Anschutz and Act for Alameda did not immediately respond to a request for comment.

Ford didn’t leave much hope for another change.
Many residents asked a similar question: Are the revisions set in stone?
“Is this set in stone, just yes or no?” one neighbor asked.
“We're going back, we're looking at the design,” Ford responded. “We think that the partial lane is the way to go in regards to meeting sort of the safety (goals) as we go back and we finish the design over the next few months. I think that we are going to continue to look at it and the impacts and how we do that.”
“That's really discouraging because it seems like, yeah, there's no real movement at this point,” said Kathy Orellana. “I'm assuming for (DOTI) it would be like having egg on their face to go back and say, ‘Just kidding.’”
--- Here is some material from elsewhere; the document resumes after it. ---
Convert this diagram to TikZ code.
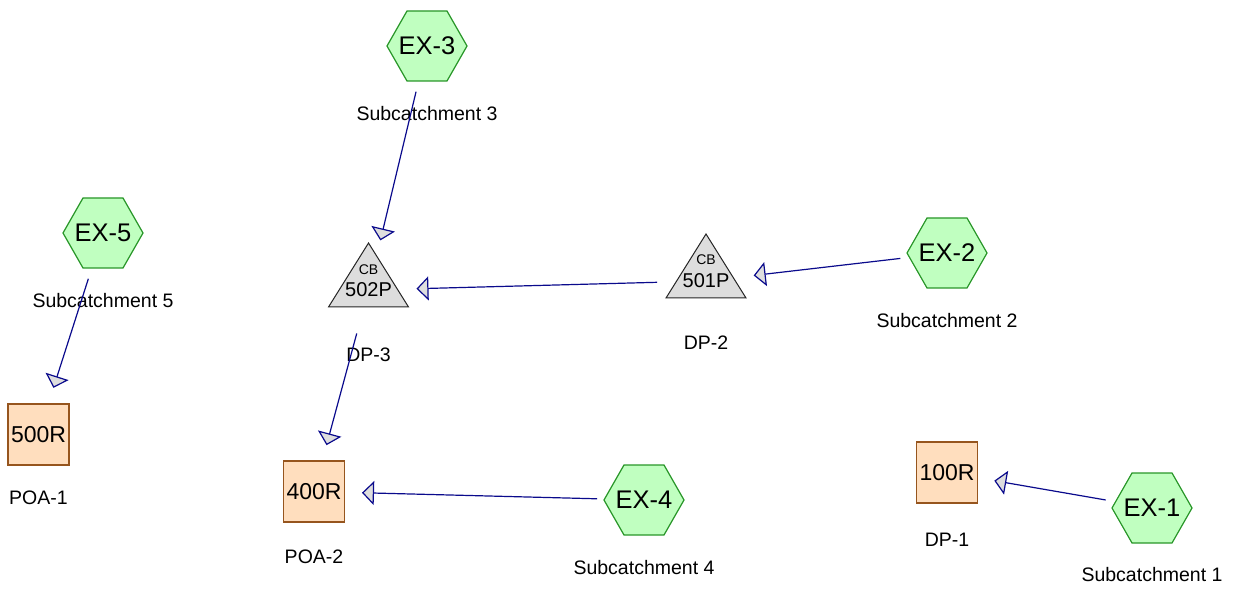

Redesigning the road diet will cost $100,000, a fact that some criticized as the city grapples with a budget deficit. The overall project is expected to cost $570,000.
Construction is expected to start late next year, but some elements from the original design, including some pedestrian crossing improvements, could start as early as next month.
The meeting ended with the West Washington Park Neighborhood Association’s president reiterating the organization’s stance on the issue: The city should pursue the original plan. A representative for Denver City Council member Flor Alvidrez also urged the city to stick to its original plan.
Since DOTI announced its revision last month, neighbors have organized a petition to support the original design. As of Tuesday night, it had received over 800 signatures — more than double the number of signatures gathered by the group in opposition to the original plan.